The current SB3000 features a 64-b compound instruction set in which specific 21-b fields may issue multiple suboperations including data parallel vector operations. Each instruction is completely interlocked and defined so that it has no visible pipeline effects. This means that fast interrupt response is possible.

Four instances of the Sandblaster core are provided in the SB3000 along with an ARM microcontroller that functions as an applications processor. In addition, the chip contains numerous digital interfaces. Connectivity to external systems is via the USB port, and RF and front-end chips are controlled from the JTAG, SPI, and [I.sup.2]C buses (Figure 2).

[FIGURE 2 OMITTED]

Chip performance is reported to be equivalent to greater than 12 Gigabit Ethernet media access controls (GMACs) at a maximum 800-MHz clock speed.

Internally, the microarchitecture uses token triggered multithreading to allow memory access at a slower rate and in a predetermined order. The chip supports 2-Mb/s WCDMA 3G transmission in real time and separately can execute the digital base band processing for GPRS, 802. 11b, Bluetooth, or GPS.

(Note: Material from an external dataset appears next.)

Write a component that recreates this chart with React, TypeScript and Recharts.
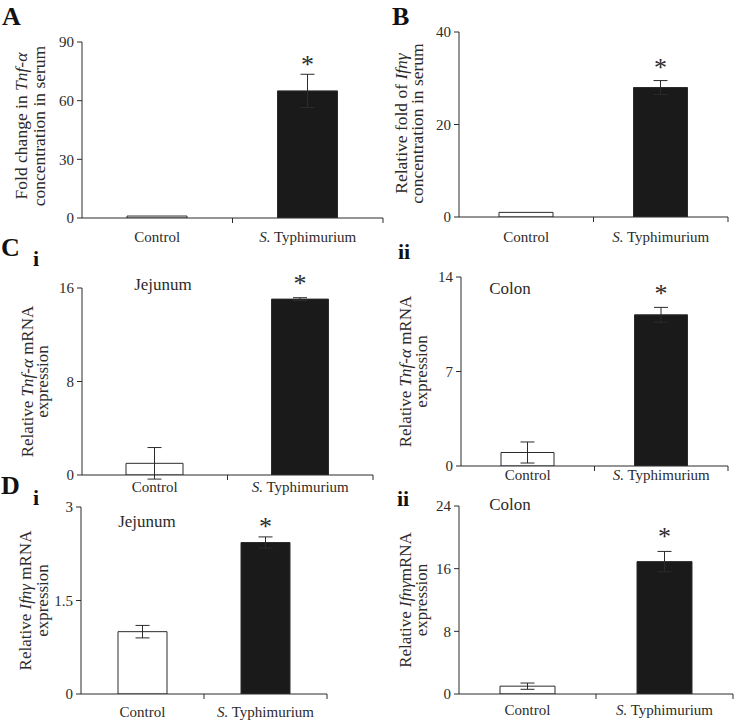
import React from "react";
import { BarChart, Bar, XAxis, YAxis, Cell, ErrorBar, LabelList } from "recharts";

const FONT = '"Liberation Serif", "Times New Roman", serif';
const INK = "#2b2b2b";

// data
const groups = ["Control", "S. Typhimurium"];
const barFills = ["#ffffff", "#1a1a1a"];
const sig = ["", "*"];

const serumTnf = [1, 65];
const serumTnfErr = [0, 8.5];
const serumIfn = [1, 28];
const serumIfnErr = [0, 1.5];
const jejunumTnf = [1, 15.05];
const jejunumTnfErr = [1.35, 0.12];
const colonTnf = [1, 11.2];
const colonTnfErr = [0.78, 0.55];
const jejunumIfn = [1, 2.43];
const jejunumIfnErr = [0.1, 0.09];
const colonIfn = [1, 16.9];
const colonIfnErr = [0.4, 1.3];

const ticksA = [0, 30, 60, 90];
const ticksB = [0, 20, 40];
const ticksCi = [0, 8, 16];
const ticksCii = [0, 7, 14];
const ticksDi = [0, 1.5, 3];
const ticksDii = [0, 8, 16, 24];

type Seg = { t: string; i?: boolean };

const build = (values: number[], errs: number[]) =>
  groups.map((g, i) => ({ group: g, value: values[i], err: errs[i], sig: sig[i] }));

const panels = [
  {
    id: "A", values: serumTnf, errs: serumTnfErr, ticks: ticksA, yMax: 90,
    box: { x: 0, y: 0, w: 385, h: 250 }, axisX: 82, plotRight: 383, plotTop: 42, plotBottom: 218,
    barSize: 60, labelDy: 19, starGap: 13, yLabelX: [-61, -43], yLabelShift: -4, yLabelSize: 17.5,
    yLabel: [[{ t: "Fold change in " }, { t: "Tnf-α", i: true }], [{ t: "concentration in serum" }]] as Seg[][],
  },
  {
    id: "B", values: serumIfn, errs: serumIfnErr, ticks: ticksB, yMax: 40,
    box: { x: 370, y: 0, w: 364, h: 250 }, axisX: 459, plotRight: 728, plotTop: 32, plotBottom: 217,
    barSize: 54, labelDy: 20, starGap: 17, yLabelX: [-58, -42], yLabelShift: -1, yLabelSize: 17.5,
    yLabel: [[{ t: "Relative fold of " }, { t: "Ifnγ", i: true }], [{ t: "concentration in serum" }]] as Seg[][],
  },
  {
    id: "Ci", values: jejunumTnf, errs: jejunumTnfErr, ticks: ticksCi, yMax: 16,
    box: { x: 0, y: 250, w: 385, h: 255 }, axisX: 82, plotRight: 373, plotTop: 288, plotBottom: 475,
    barSize: 57, labelDy: 12, starGap: 18, yLabelX: [-55, -40], yLabelShift: 0, yLabelSize: 17,
    yLabel: [[{ t: "Relative " }, { t: "Tnf-α", i: true }, { t: " mRNA" }], [{ t: "expression" }]] as Seg[][],
  },
  {
    id: "Cii", values: colonTnf, errs: colonTnfErr, ticks: ticksCii, yMax: 14,
    box: { x: 370, y: 250, w: 364, h: 250 }, axisX: 461, plotRight: 728, plotTop: 277, plotBottom: 466,
    barSize: 53, labelDy: 9, starGap: 17, yLabelX: [-56, -40], yLabelShift: 0, yLabelSize: 17,
    yLabel: [[{ t: "Relative " }, { t: "Tnf-α", i: true }, { t: " mRNA" }], [{ t: "expression" }]] as Seg[][],
  },
  {
    id: "Di", values: jejunumIfn, errs: jejunumIfnErr, ticks: ticksDi, yMax: 3,
    box: { x: 0, y: 490, w: 385, h: 232 }, axisX: 81, plotRight: 327, plotTop: 507, plotBottom: 694,
    barSize: 49, labelDy: 18, starGap: 14, yLabelX: [-56, -39], yLabelShift: 0, yLabelSize: 17,
    yLabel: [[{ t: "Relative " }, { t: "Ifnγ", i: true }, { t: " mRNA" }], [{ t: "expression" }]] as Seg[][],
  },
  {
    id: "Dii", values: colonIfn, errs: colonIfnErr, ticks: ticksDii, yMax: 24,
    box: { x: 370, y: 490, w: 364, h: 232 }, axisX: 459, plotRight: 733, plotTop: 506, plotBottom: 694,
    barSize: 55, labelDy: 16, starGap: 18, yLabelX: [-54, -38], yLabelShift: 0, yLabelSize: 17,
    yLabel: [[{ t: "Relative " }, { t: "Ifnγ", i: true }, { t: "mRNA" }], [{ t: "expression" }]] as Seg[][],
  },
];

type PanelCfg = (typeof panels)[number];

function XTick(props: any) {
  const { x, y, payload, bw, dy } = props;
  const label: string = payload.value;
  const italic = label.startsWith("S. ");
  return (
    <g>
      <line x1={x + bw / 2} y1={y} x2={x + bw / 2} y2={y + 5} stroke={INK} />
      <text x={x} y={y + dy + 5} textAnchor="middle" fontSize={15} fill={INK} fontFamily={FONT}>
        {italic ? (
          <>
            <tspan fontStyle="italic">S.</tspan>
            <tspan>{label.slice(2)}</tspan>
          </>
        ) : (
          label
        )}
      </text>
    </g>
  );
}

function Panel({ cfg }: { cfg: PanelCfg }) {
  const data = build(cfg.values, cfg.errs);
  const plotH = cfg.plotBottom - cfg.plotTop;
  const mt = cfg.plotTop - cfg.box.y;
  const yw = cfg.axisX - cfg.box.x;
  const mr = cfg.box.x + cfg.box.w - cfg.plotRight;
  const xh = cfg.box.y + cfg.box.h - cfg.plotBottom;
  const bw = (cfg.plotRight - cfg.axisX) / groups.length;
  const perUnit = plotH / cfg.yMax;

  const yLabel = () => {
    const cy = mt + plotH / 2 + cfg.yLabelShift;
    return (
      <g>
        {cfg.yLabel.map((line, li) => {
          const x = yw + cfg.yLabelX[li];
          return (
            <text
              key={li}
              x={x}
              y={cy}
              transform={`rotate(-90 ${x} ${cy})`}
              textAnchor="middle"
              dominantBaseline="central"
              fontSize={cfg.yLabelSize}
              fill={INK}
              fontFamily={FONT}
            >
              {line.map((s, si) => (
                <tspan key={si} fontStyle={s.i ? "italic" : "normal"}>
                  {s.t}
                </tspan>
              ))}
            </text>
          );
        })}
      </g>
    );
  };

  const star = (p: any) => {
    if (!p.value) return null;
    const errPx = data[p.index].err * perUnit;
    const cy = p.y - errPx - cfg.starGap;
    return (
      <text x={p.x + p.width / 2} y={cy + 12} textAnchor="middle" fontSize={26} fill={INK} fontFamily={FONT}>
        {p.value}
      </text>
    );
  };

  return (
    <div style={{ position: "absolute", left: cfg.box.x, top: cfg.box.y }}>
      <BarChart
        width={cfg.box.w}
        height={cfg.box.h}
        data={data}
        margin={{ top: mt, right: mr, bottom: 0, left: 0 }}
      >
        <XAxis
          dataKey="group"
          height={xh}
          interval={0}
          tickLine={false}
          tickSize={0}
          tickMargin={0}
          axisLine={{ stroke: INK }}
          tick={(p: any) => <XTick {...p} bw={bw} dy={cfg.labelDy} />}
        />
        <YAxis
          width={yw}
          domain={[0, cfg.yMax]}
          ticks={cfg.ticks}
          allowDataOverflow
          interval={0}
          tickSize={5}
          tickMargin={3}
          axisLine={{ stroke: INK }}
          tickLine={{ stroke: INK }}
          tick={{ fontSize: 15, fill: INK, fontFamily: FONT }}
          label={yLabel}
        />
        <Bar dataKey="value" barSize={cfg.barSize} stroke={INK} strokeWidth={1} isAnimationActive={false}>
          {data.map((d, i) => (
            <Cell key={d.group} fill={barFills[i]} />
          ))}
          <ErrorBar dataKey="err" width={7} stroke={INK} strokeWidth={1} isAnimationActive={false} />
          <LabelList dataKey="sig" content={star} />
        </Bar>
      </BarChart>
    </div>
  );
}

const letters = [
  { t: "A", x: 2, y: 25, s: 26 },
  { t: "B", x: 392, y: 25, s: 26 },
  { t: "C", x: 1, y: 256, s: 26 },
  { t: "i", x: 33, y: 266, s: 22 },
  { t: "ii", x: 398, y: 259, s: 22 },
  { t: "D", x: 1, y: 494, s: 26 },
  { t: "i", x: 33, y: 505, s: 22 },
  { t: "ii", x: 397, y: 506, s: 22 },
];

const tissues = [
  { t: "Jejunum", x: 163, y: 290 },
  { t: "Colon", x: 510, y: 294 },
  { t: "Jejunum", x: 147, y: 527 },
  { t: "Colon", x: 510, y: 510 },
];

export default function App() {
  return (
    <div style={{ position: "absolute", left: 0, top: 0, width: 734, height: 722, background: "#fff", fontFamily: FONT }}>
      {panels.map((cfg) => (
        <Panel key={cfg.id} cfg={cfg} />
      ))}
      <svg width={734} height={722} style={{ position: "absolute", left: 0, top: 0, pointerEvents: "none" }}>
        {letters.map((l, i) => (
          <text key={i} x={l.x} y={l.y} fontSize={l.s} fontWeight="bold" fill="#111" fontFamily={FONT}>
            {l.t}
          </text>
        ))}
        {tissues.map((l, i) => (
          <text key={i} x={l.x} y={l.y} fontSize={17} textAnchor="middle" fill={INK} fontFamily={FONT}>
            {l.t}
          </text>
        ))}
      </svg>
    </div>
  );
}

The latest SOC in the series, the SB3500, currently is under development using an enhanced instruction set and extended Sandblaster 2.0 architecture. Chip performance is expected to be 30 GMACs peak. The SB 3500 will support systems up to long-term evolution (LTE) at 50 Mb/s and separately, broadband multiple-input multiple-output-orthogonal frequency division multiplexing (MTMO-OFDM) systems such as 802.1 In and 802.16e including multimedia standards H264 and MPEG4. The new chip is expected to be available in Q3 2008.

On the software side, Sandbridge has developed a vectorizing compiler as well as a simulator based on the same tech- niques. The benefit of such a compiler is in bridging the gap between what a group of C statements means and how that can best be implemented on the target DSP platform.

In the past, this difficult complier problem was approached in a variety of ways. Early DSP architectures were designed for fast operation but not necessarily with compilability in mind. Architectures with very long instruction words (VLIW) improved instruction orthogonality, which helped the complier problem but greatly expanded program size.

Libraries of functions coded in assembly language also can be used to overcome DSP programming problems. Control code can be written in C and the dense signal processing algorithms called from a library. Of course, somebody has to write and test the library functions, but if they are used often, this can be a viable approach.

Finally, you could use intrinsic functions. In this method, the compiler writer provides a list of low-level instructions equivalent to what looks like a C code function call. During preprocessing, the C function is replaced by the list of low-level DSP instructions. This works but has shifted what was an assembly language programming job to the compiler writer.